I didn’t intend to take time off right after the Verizon Media transaction closed. I certainly didn’t plan on being offline when the newly-reconstituted Yahoo announced a new CEO.
Similarly, I didn’t aim to take the week off in which my friend Katie Roof broke the news that Stripe is finally deciding to put on big-kid pants and go public. Or the week when PayPal bought a BNPL provider.
God, I want to run the numbers on that last one.
But I did take time off on purpose as after a frenetic few months on the finance/tech beat my brain was a blob of goo. And because my parents were coming to visit. In personal terms the timing of my break was perfect. It proved less so in professional terms.
It’s been odd to sit on the couch and not write during this approved work hiatus — vacation is too strong a word, I’ve largely been at home. Not writing is a strange thing to do at this point in my life because writing is what I do most days. And when I am done writing I try to read. News and novels mostly.
Aside from a few tweets and texts, I’ve hit far fewer keys in anger during the last week than usual. And I haven’t exactly loved it.
The things I did instead were good. I learned to play Pickleball, which is its real name. I spoiled my parents a little. I chased the puppy around a field in Massachusetts near a river. I took the parents to the beach and walked them up and down the sand in the breeze. I got to watch a F1 race with my dad for the first time. My mom taught us how to play her version of Euchre. Again.

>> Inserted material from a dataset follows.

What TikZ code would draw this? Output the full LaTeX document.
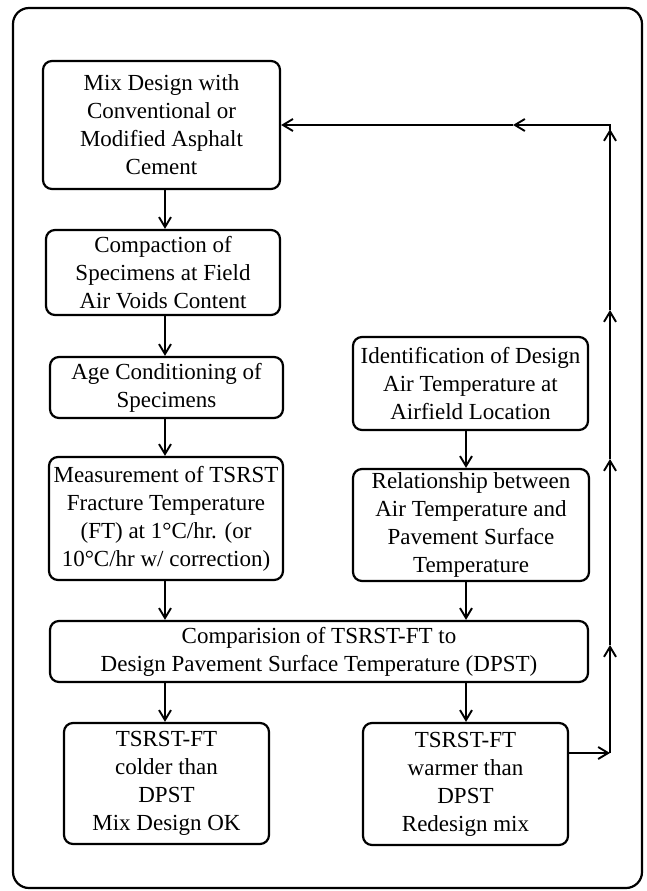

It was good. But the last week did not include writing, so it wound up feeling a little flat.
It’s neat that I get to write for a job. TechCrunch loves it when I write lots. The more the better. Bring it the fuck on.
Short hits? Yes, please. Longform dives? Hell yeah. Podcasts? As many as you want. Snarky, joke posts? Fuck it, it’s Wednesday. It’s essentially a workplace designed for the way my brain works, with its attention focused on the particular niche of the business world I find the most interesting.
All that said I do want to shake up my writing life a little in the next few years. I want to write a little bit more for myself.
Recently while trying to figure out what I want to do when I grow up, I wrote up a little Google Doc entitled “Dream Job,” which I’ve pasted below. I tell you that it is verbatim as it could use a tighten. But, when in doubt, post what you have:
Make money writing about tech/money
Soothe soul by writing about books
Stay angry by covering fascism
That’s my long-term goal.
Taking a break has been illuminating. I am pretty excited to get back into my regular rhythm of writing and podcasting with my friends. And maybe do some scribbling for myself on the second two topics listed above.
Here’s to writing. And the ridiculous good fortune of loving what I do for work. Even the days when I finish work feeling like I’ve been in a blender. It’s far better to be busy than bored, and if you can be busy at something fundamentally joyful — like writing — all the better.